Riguardo agli scenari politici futuri le opinioni si dividono: 54% auspica la permanenza del governo Letta (16% il più a lungo possibile, 38% almeno fino all’approvazione delle principali riforme istituzionali) mentre il 42% vorrebbe andare al più presto al voto (32% non appena approvata la nuova legge elettorale e 10% immediatamente, con quel che resta del Porcellum). Particolarmente favorevoli ad una prosecuzione del governo Letta, oltre agli elettori Pd (69%) e agli elettori centristi e del Nuovo centrodestra (79%), anche i pensionati (68%) e commercianti e artigiani (69%). Questi ultimi pragmaticamente auspicano che il governo faccia tutte le riforme necessarie prima di andare al voto (65%). Al contrario propendono per un rapido ritorno al voto gli operai (55%), i disoccupati (49%) e le persone intenzionate a votare il M5S (70%).

Riguardo alla possibilità di un governo di scopo guidato da Matteo Renzi e sostenuto da Pd e Forza Italia prevalgono gli oppositori (il 39% paventa contrasti continui tra i due partiti) e gli scettici (il 33% ritiene che non cambierebbe molto rispetto ad oggi), mentre i sostenitori di questa ipotesi (24%) rappresentano una minoranza tra tutti gli elettorati con l’eccezione di quelli di Forza Italia che intravedono in tal modo la possibilità di andare al governo, far valere il proprio peso ed approvare più speditamente le riforme istituzionali.
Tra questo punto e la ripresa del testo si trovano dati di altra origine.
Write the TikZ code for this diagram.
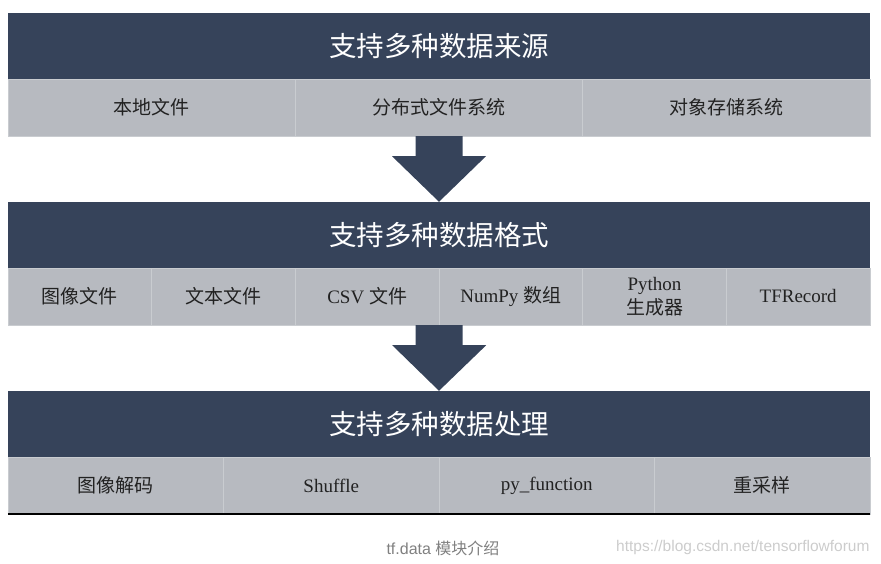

L’analisi del rapporto tra opinione pubblica e governo negli ultimi anni evidenzia un’elevata ciclicità: all’entusiasmo per il governo degli ottimati presieduto da Monti ha fatto seguito il desiderio di mettere da parte il governo dei tecnici per tornare ad un governo «politico»; a seguire, le «larghe intese» sono state considerate una scelta necessitata dal risultato elettorale (che imponeva un’alleanza per poter costituire una maggioranza di governo) e sono state inizialmente vissute con atteggiamenti positivi, come un’occasione per voltare pagina, lasciarsi alle spalle la dura contrapposizione tra centrodestra e centrosinistra degli ultimi vent’anni e mettere al centro l’interesse del Paese e la ricerca di punti di mediazione, di compromessi alti; oggi ciò che resta delle larghe intese mantiene comunque un consenso elevato, benché minoritario, ma prevale la percezione che si tratti di una convivenza obbligata, tenuto conto dell’attuale composizione delle Camere. All’orizzonte si intravvede una prospettiva di cambiamento, con nuovi protagonisti e nuove proposte: chi è fuori dalla mischia risulta sempre avvantaggiato, ma è opportuno considerare che l’aumento delle aspettative dei cittadini va di pari passo con la durata del consenso che ha tempi sempre più brevi. È il paradosso della politica moderna: rincorre il consenso evocando cambiamenti e riforme che, se adottate, determinano il rischio di vederlo evaporare.